I just felt sorry for the real-life author—of course, the famous recluse, J.D. Salinger. What a sad and ironic tale.
I know this is a lame question, but you address so many interior subjects. Do you consider your strips to be fiction, observation, commentary or critique?
I’m glad you ask what might be a lame question (which makes me feel good about what may be—probably are—lame answers). Do I consider my strips to be “fiction, observation, commentary or critique?” Simple answer: All of the preceding. But maybe, by nature, they all are connected. “Fiction is fact distilled into truth,” Edward Albee claimed. Emily Dickinson might have agreed. “Tell all the truth, but tell it slant. Success in circuit lies.” The indirect approach … isn’t that what all true art is? The creator can’t avoid revealing himself/herself, even unintentionally.

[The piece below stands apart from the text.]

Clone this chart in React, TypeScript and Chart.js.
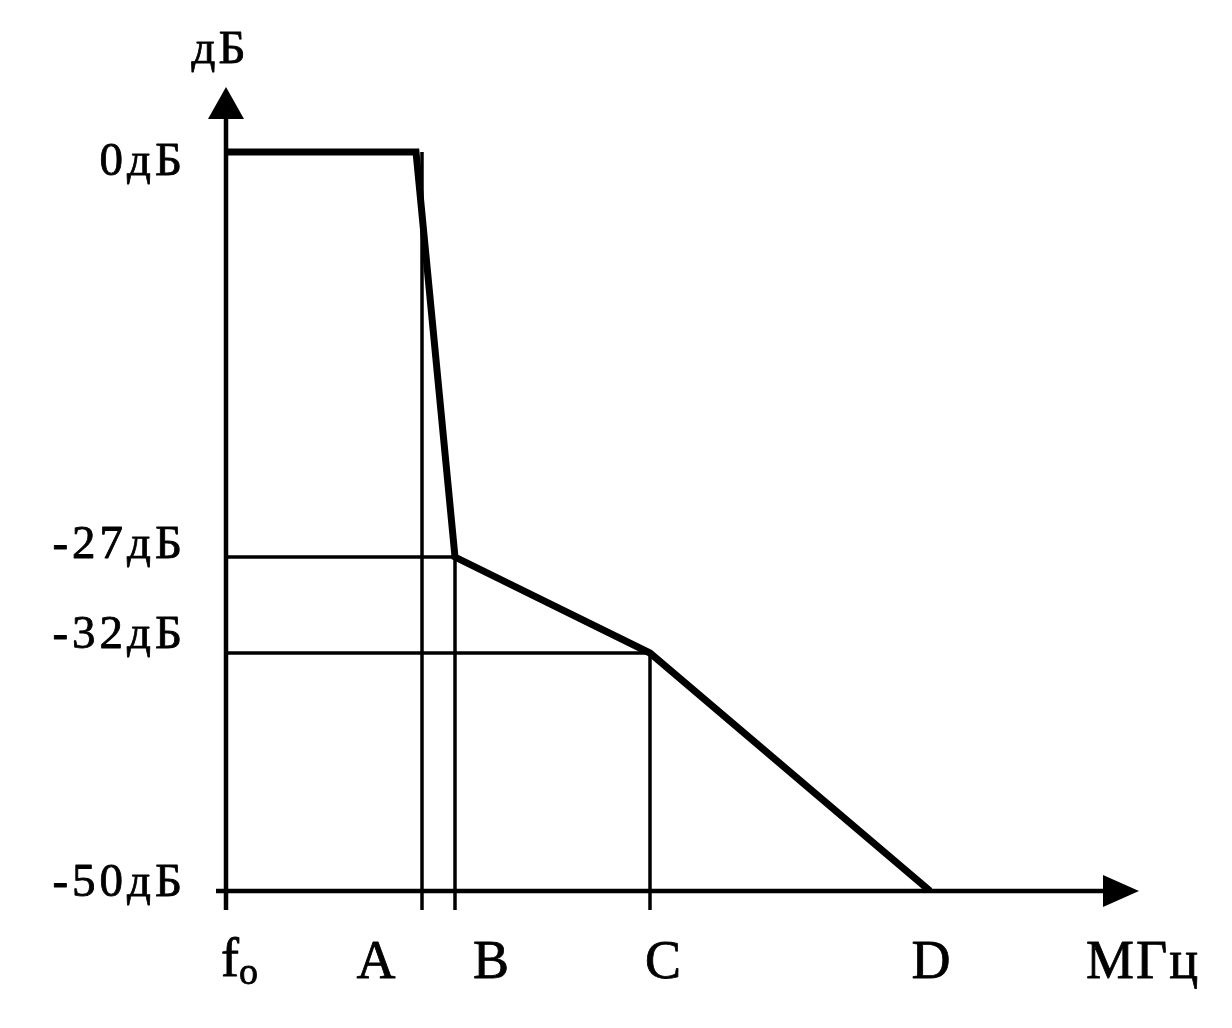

You are also known for your animation work (e.g., the first one I ever saw on TV, the “talking stomach” commercial for Alka-Seltzer). Do you have a favorite medium?
Do I have a favorite medium? Well, sure, film. What better way of reaching an audience than through the eye, the ear and the mind? For somebody like myself who has done graphic stories since childhood, isn’t film a natural next step?
It often seems like your stories lean toward hapless people somehow failing to overcome failure. Your squiggly characters often lose something in the end. Do you agree, and if so, what is the reason?
I have to say that with the answers to your questions I was tempted to be more self-revealing about my life, but then I remembered what Joseph Conrad once cautioned: “Never confess anything about yourself in writing.” That sounds like good advice, although it does make for a less interesting text. So, you can do some embroidering on your own.